### TASK GOAL
The required output consists solely of the lines from the top of the listing through the line containing "yticks = [0, 100, 200]", transcribed exactly.

╭─ SUPPLIED INFORMATION

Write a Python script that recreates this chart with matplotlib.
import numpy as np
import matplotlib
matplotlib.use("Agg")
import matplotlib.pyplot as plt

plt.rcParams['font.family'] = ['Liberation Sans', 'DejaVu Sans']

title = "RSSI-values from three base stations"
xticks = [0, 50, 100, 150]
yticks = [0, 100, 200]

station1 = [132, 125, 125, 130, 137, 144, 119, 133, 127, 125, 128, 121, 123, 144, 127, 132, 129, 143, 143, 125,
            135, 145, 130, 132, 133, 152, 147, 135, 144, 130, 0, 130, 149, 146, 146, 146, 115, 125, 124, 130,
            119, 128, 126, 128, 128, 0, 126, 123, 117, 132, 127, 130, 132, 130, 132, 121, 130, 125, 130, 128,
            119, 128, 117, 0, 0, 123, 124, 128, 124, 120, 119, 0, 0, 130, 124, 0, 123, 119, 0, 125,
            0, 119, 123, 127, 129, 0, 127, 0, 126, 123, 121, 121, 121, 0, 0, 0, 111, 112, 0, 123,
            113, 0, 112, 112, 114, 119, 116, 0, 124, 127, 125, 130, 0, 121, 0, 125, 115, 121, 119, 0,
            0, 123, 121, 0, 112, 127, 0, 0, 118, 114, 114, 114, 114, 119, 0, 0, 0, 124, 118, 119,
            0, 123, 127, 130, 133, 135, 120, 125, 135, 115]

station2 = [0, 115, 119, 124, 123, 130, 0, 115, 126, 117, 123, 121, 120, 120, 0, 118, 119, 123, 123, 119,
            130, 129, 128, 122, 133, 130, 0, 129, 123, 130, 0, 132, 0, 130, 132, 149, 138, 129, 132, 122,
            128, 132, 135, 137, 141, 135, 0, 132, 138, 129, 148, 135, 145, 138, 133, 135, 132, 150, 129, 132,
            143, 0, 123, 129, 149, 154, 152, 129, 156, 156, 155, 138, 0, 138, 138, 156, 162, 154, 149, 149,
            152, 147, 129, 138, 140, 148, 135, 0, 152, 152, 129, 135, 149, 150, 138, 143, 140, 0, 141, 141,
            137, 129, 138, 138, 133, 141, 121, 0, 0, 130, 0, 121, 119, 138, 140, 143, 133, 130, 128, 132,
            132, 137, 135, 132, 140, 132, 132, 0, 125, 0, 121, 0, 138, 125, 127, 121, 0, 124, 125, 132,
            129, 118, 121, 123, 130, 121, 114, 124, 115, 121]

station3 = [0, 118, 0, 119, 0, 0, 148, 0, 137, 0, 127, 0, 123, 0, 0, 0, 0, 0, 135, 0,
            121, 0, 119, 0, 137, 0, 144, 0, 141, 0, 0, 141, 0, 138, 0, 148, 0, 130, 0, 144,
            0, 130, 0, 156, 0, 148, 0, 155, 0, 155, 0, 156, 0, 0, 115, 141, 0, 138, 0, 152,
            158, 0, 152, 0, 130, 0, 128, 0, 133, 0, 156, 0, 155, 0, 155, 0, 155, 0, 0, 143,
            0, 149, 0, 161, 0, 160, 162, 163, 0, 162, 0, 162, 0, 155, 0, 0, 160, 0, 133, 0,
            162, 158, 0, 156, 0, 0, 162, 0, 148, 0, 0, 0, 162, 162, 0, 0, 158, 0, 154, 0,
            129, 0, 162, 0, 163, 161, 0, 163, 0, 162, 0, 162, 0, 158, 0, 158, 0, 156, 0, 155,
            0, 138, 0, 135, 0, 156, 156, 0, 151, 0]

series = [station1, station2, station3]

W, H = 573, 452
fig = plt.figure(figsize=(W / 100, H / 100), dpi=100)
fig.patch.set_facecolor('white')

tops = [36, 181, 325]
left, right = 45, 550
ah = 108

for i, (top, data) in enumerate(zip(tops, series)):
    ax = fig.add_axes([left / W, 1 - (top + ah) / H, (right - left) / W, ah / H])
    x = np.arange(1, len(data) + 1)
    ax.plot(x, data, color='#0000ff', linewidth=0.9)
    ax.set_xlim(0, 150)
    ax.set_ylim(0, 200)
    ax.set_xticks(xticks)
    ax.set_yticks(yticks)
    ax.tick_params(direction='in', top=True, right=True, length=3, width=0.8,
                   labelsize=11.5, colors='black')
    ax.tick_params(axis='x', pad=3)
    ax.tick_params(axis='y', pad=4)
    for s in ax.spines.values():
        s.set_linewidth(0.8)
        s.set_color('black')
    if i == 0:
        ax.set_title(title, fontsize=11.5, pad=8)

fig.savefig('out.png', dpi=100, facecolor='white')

╰─

### TASK SOLUTION
Write a Python script that recreates this chart with matplotlib.
import numpy as np
import matplotlib
matplotlib.use("Agg")
import matplotlib.pyplot as plt

plt.rcParams['font.family'] = ['Liberation Sans', 'DejaVu Sans']

title = "RSSI-values from three base stations"
xticks = [0, 50, 100, 150]
yticks = [0, 100, 200]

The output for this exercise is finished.